Topics: Hierarchy · Boss · All topics
Name and city withheld

I was told that I'm being transferred to another department and the department head invited my spouse and me to dinner to get to know us better. I'm concerned since my spouse is extremely shy and doesn't like social functions. I could make excuses and not bring my spouse, but I think this wouldn't look good. I don't want my spouse to just sit there and be uncomfortable either. What should I do?

Daniel's advice

While this is clearly not a typical hiring interview since you're already employed with the company, you'd be wise to treat it as such since making a good impression on your new boss will be important to your future. Leaving your spouse out of the equation isn't the way to go. Your new boss is clearly interested in meeting your spouse or wouldn't have asked to include him or her.

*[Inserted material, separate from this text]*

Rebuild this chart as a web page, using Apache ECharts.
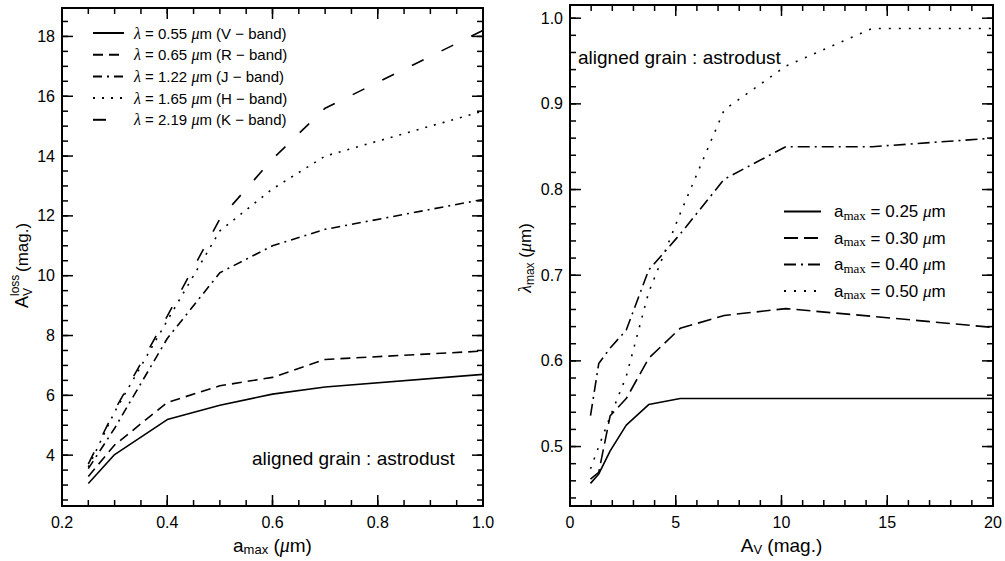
<!DOCTYPE html>
<html>
<head>
<meta charset="utf-8">
<script src="https://cdn.jsdelivr.net/npm/echarts@6/dist/echarts.min.js"></script>
<style>
  html, body { margin: 0; padding: 0; background: #fff; }
  #chart { width: 1005px; height: 561px; background: #fff; }
</style>
</head>
<body>
<div id="chart"></div>
<script>
// ---- Left panel: A_V loss along the line of sight vs. maximum grain size ----
const aMax  = [0.25, 0.30, 0.40, 0.50, 0.60, 0.70, 1.00];
const lossV = [3.05, 4.02, 5.19, 5.67, 6.04, 6.28, 6.70];
const lossR = [3.29, 4.34, 5.76, 6.32, 6.60, 7.20, 7.48];
const lossJ = [3.55, 4.90, 7.90, 10.10, 11.00, 11.55, 12.55];
const lossH = [3.60, 5.45, 8.50, 11.50, 12.90, 14.00, 15.50];
const lossK = [3.70, 5.50, 8.65, 11.90, 13.90, 15.60, 18.20];
const bandNames = [
  'λ = 0.55 μm (V − band)',
  'λ = 0.65 μm (R − band)',
  'λ = 1.22 μm (J − band)',
  'λ = 1.65 μm (H − band)',
  'λ = 2.19 μm (K − band)'
];
const aMaxTicks = [0.2, 0.4, 0.6, 0.8, 1.0];
const lossTicks = [4, 6, 8, 10, 12, 14, 16, 18];

// ---- Right panel: peak polarization wavelength vs. visual extinction ----
const avMag  = [0.97, 1.36, 1.90, 2.66, 3.72, 5.21, 7.29, 10.2, 14.29, 20];
const lam025 = [0.457, 0.468, 0.495, 0.525, 0.549, 0.556, 0.556, 0.556, 0.556, 0.556];
const lam030 = [0.462, 0.470, 0.536, 0.556, 0.603, 0.638, 0.653, 0.661, 0.652, 0.639];
const lam040 = [0.536, 0.597, 0.615, 0.636, 0.706, 0.748, 0.812, 0.850, 0.850, 0.860];
const lam050 = [0.474, 0.500, 0.535, 0.582, 0.680, 0.772, 0.893, 0.944, 0.988, 0.988];
const sizeNames = [
  'amax = 0.25 μm',
  'amax = 0.30 μm',
  'amax = 0.40 μm',
  'amax = 0.50 μm'
];
const avTicks = [0, 5, 10, 15, 20];
const lamTicks = [0.5, 0.6, 0.7, 0.8, 0.9, 1.0];

const FONT = 'Liberation Sans, Arial, sans-serif';
const SERIF = 'Liberation Serif, DejaVu Serif, serif';

function steps(from, to, step) {
  const out = [];
  for (let v = from; v <= to + 1e-9; v += step) out.push(Math.round(v * 1000) / 1000);
  return out;
}

const panels = [
  { left: 62, top: 8, width: 421, height: 501,
    x: { min: 0.2, max: 1.0, major: aMaxTicks, minor: steps(0.25, 0.95, 0.05), fmt: v => v.toFixed(1),
         name: '{a|a}{s|max} ({g|μ}m)' },
    y: { min: 2.3, max: 18.95, major: lossTicks, minor: steps(2.5, 18.5, 0.5), fmt: v => String(v) } },
  { left: 570, top: 5, width: 423, height: 504,
    x: { min: 0, max: 20, major: avTicks, minor: steps(1, 19, 1), fmt: v => String(v),
         name: '{a|A}{s|V} (mag.)' },
    y: { min: 0.4306, max: 1.0154, major: lamTicks, minor: steps(0.44, 1.0, 0.02), fmt: v => v.toFixed(1) } }
];

const grids = [], xAxes = [], yAxes = [];
panels.forEach((p, gi) => {
  grids.push({ left: p.left, top: p.top, width: p.width, height: p.height,
               show: true, borderColor: '#000', borderWidth: 2 });
  xAxes.push({
    type: 'value', gridIndex: gi, min: p.x.min, max: p.x.max, position: 'bottom',
    axisLine: { show: false, onZero: false }, axisTick: { show: false }, splitLine: { show: false },
    axisLabel: { show: true, customValues: p.x.major.slice(), color: '#000', fontSize: 16, fontFamily: FONT, margin: 8, formatter: p.x.fmt },
    name: p.x.name, nameLocation: 'middle', nameGap: 28,
    nameTextStyle: {
      color: '#000', fontFamily: FONT, fontSize: 19,
      rich: {
        a: { fontSize: 19, fontFamily: FONT, color: '#000' },
        s: { fontSize: 13, fontFamily: FONT, color: '#000', padding: [9, 0, 0, 0] },
        g: { fontFamily: SERIF, fontStyle: 'italic', fontSize: 20, color: '#000' }
      }
    }
  });
  yAxes.push({
    type: 'value', gridIndex: gi, min: p.y.min, max: p.y.max, position: 'left',
    axisLine: { show: false, onZero: false }, axisTick: { show: false }, splitLine: { show: false },
    axisLabel: { show: true, customValues: p.y.major.slice(), color: '#000', fontSize: 16, fontFamily: FONT, margin: 7, formatter: p.y.fmt }
  });
});

// Inward ticks on all four sides of a panel, placed through the panel's own scales.
// Each item: [x, y, kind]; kind 0 = major x, 1 = minor x, 2 = major y, 3 = minor y
function tickSeries(pi) {
  const p = panels[pi];
  const data = [];
  p.x.major.forEach(v => data.push([v, p.y.min, 0]));
  p.x.minor.forEach(v => data.push([v, p.y.min, 1]));
  p.y.major.forEach(v => data.push([p.x.min, v, 2]));
  p.y.minor.forEach(v => data.push([p.x.min, v, 3]));
  return {
    type: 'custom', xAxisIndex: pi, yAxisIndex: pi, silent: true,
    dimensions: ['x', 'y', 'kind'],
    encode: { x: 0, y: 1 },
    data,
    renderItem: (params, api) => {
      const pt = api.coord([api.value(0), api.value(1)]);
      const kind = api.value(2);
      const cs = params.coordSys;
      const len = (kind === 0 || kind === 2) ? 11 : 6;
      const st = () => ({ stroke: '#000', lineWidth: 1.5, fill: null });
      if (kind < 2) {
        const x = pt[0], b = cs.y + cs.height, t = cs.y;
        return { type: 'group', children: [
          { type: 'line', shape: { x1: x, y1: b, x2: x, y2: b - len }, style: st() },
          { type: 'line', shape: { x1: x, y1: t, x2: x, y2: t + len }, style: st() }
        ] };
      }
      const y = pt[1], l = cs.x, r = cs.x + cs.width;
      return { type: 'group', children: [
        { type: 'line', shape: { x1: l, y1: y, x2: l + len, y2: y }, style: st() },
        { type: 'line', shape: { x1: r, y1: y, x2: r - len, y2: y }, style: st() }
      ] };
    }
  };
}

function lineSeries(name, panel, xs, ys, dash) {
  return {
    name, type: 'line', xAxisIndex: panel, yAxisIndex: panel,
    data: xs.map((x, i) => [x, ys[i]]), symbol: 'none', smooth: false, color: '#000',
    lineStyle: { color: '#000', width: 1.6, type: dash }
  };
}

const series = [
  lineSeries(bandNames[0], 0, aMax, lossV, 'solid'),
  lineSeries(bandNames[1], 0, aMax, lossR, [10, 6]),
  lineSeries(bandNames[2], 0, aMax, lossJ, [9, 5, 2, 5]),
  lineSeries(bandNames[3], 0, aMax, lossH, [2, 7]),
  lineSeries(bandNames[4], 0, aMax, lossK, [13, 20]),
  lineSeries(sizeNames[0], 1, avMag, lam025, 'solid'),
  lineSeries(sizeNames[1], 1, avMag, lam030, [14, 6]),
  lineSeries(sizeNames[2], 1, avMag, lam040, [12, 5, 2, 5]),
  lineSeries(sizeNames[3], 1, avMag, lam050, [2, 8]),
  tickSeries(0),
  tickSeries(1)
];

const legendBase = () => ({
  orient: 'vertical', selectedMode: false, padding: 0, inactiveColor: '#000',
  itemStyle: { color: 'rgba(0,0,0,0)', borderWidth: 0, opacity: 0 }
});

const chart = echarts.init(document.getElementById('chart'), null, { renderer: 'svg' });
chart.setOption({
  animation: false,
  textStyle: { fontFamily: FONT, color: '#000' },
  grid: grids,
  xAxis: xAxes,
  yAxis: yAxes,
  legend: [
    Object.assign(legendBase(), {
      left: 92, top: 25, itemWidth: 31, itemHeight: 16, itemGap: 5.7,
      data: bandNames,
      formatter: n => n.replace('λ', '{g|λ}').replace('μ', '{g|μ}'),
      textStyle: {
        color: '#000', fontSize: 15, fontFamily: FONT, padding: [0, 0, 0, 5],
        rich: { g: { fontFamily: SERIF, fontStyle: 'italic', fontSize: 16, color: '#000' } }
      }
    }),
    Object.assign(legendBase(), {
      left: 783, top: 203, itemWidth: 37, itemHeight: 17, itemGap: 8,
      data: sizeNames,
      formatter: n => n.replace('amax', '{a|a}{s|max}').replace('μ', '{g|μ}'),
      textStyle: {
        color: '#000', fontSize: 17, fontFamily: FONT, padding: [0, 0, 0, 8],
        rich: {
          a: { fontSize: 17, fontFamily: FONT, color: '#000' },
          s: { fontSize: 13, fontFamily: SERIF, color: '#000', padding: [7, 0, 0, 0] },
          g: { fontFamily: SERIF, fontStyle: 'italic', fontSize: 17, color: '#000' }
        }
      }
    })
  ],
  graphic: [
    { type: 'text', x: 252, y: 458, style: { text: 'aligned grain : astrodust', font: '19px ' + FONT, fill: '#000', align: 'left', verticalAlign: 'middle' } },
    { type: 'text', x: 578, y: 57, style: { text: 'aligned grain : astrodust', font: '19px ' + FONT, fill: '#000', align: 'left', verticalAlign: 'middle' } },
    {
      type: 'group', x: 22, y: 260, rotation: Math.PI / 2,
      children: [
        { type: 'text', x: -48, y: 0, style: { text: 'A', font: '18px ' + FONT, fill: '#000', align: 'left', verticalAlign: 'middle' } },
        { type: 'text', x: -36, y: -7, style: { text: 'loss', font: '12px ' + FONT, fill: '#000', align: 'left', verticalAlign: 'middle' } },
        { type: 'text', x: -36, y: 6, style: { text: 'V', font: '12px ' + FONT, fill: '#000', align: 'left', verticalAlign: 'middle' } },
        { type: 'text', x: -12, y: 0, style: { text: '(mag.)', font: '17px ' + FONT, fill: '#000', align: 'left', verticalAlign: 'middle' } }
      ]
    },
    {
      type: 'text', x: 525, y: 258, rotation: Math.PI / 2,
      style: {
        text: '{g|λ}{s|max} ({g|μ}m)', font: '17px ' + FONT, fill: '#000', align: 'center', verticalAlign: 'middle',
        rich: {
          g: { fontFamily: SERIF, fontStyle: 'italic', fontSize: 18, fill: '#000' },
          s: { fontSize: 12, fontFamily: FONT, fill: '#000', padding: [9, 0, 0, 0] }
        }
      }
    }
  ],
  series
});
</script>
</body>
</html>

We think your best bet is to tell your spouse how important it is for your career to attend this dinner. The two of you should sit down ahead of time and come up with several topics for conversation that your spouse might feel comfortable broaching. Tell your spouse what you know about the new boss to help relieve some of the anxiety, and pick a restaurant that you both like and have visited before to bring some familiarity to the situation. It's hard for a shy person to feel comfortable at social functions, so have patience and understanding about his or her feelings. Read "Shyness: A Bold New Approach" by Bernardo J. Carducci and Susan Golant (Perennial, 2000) for tips that might help your spouse deal with the shyness.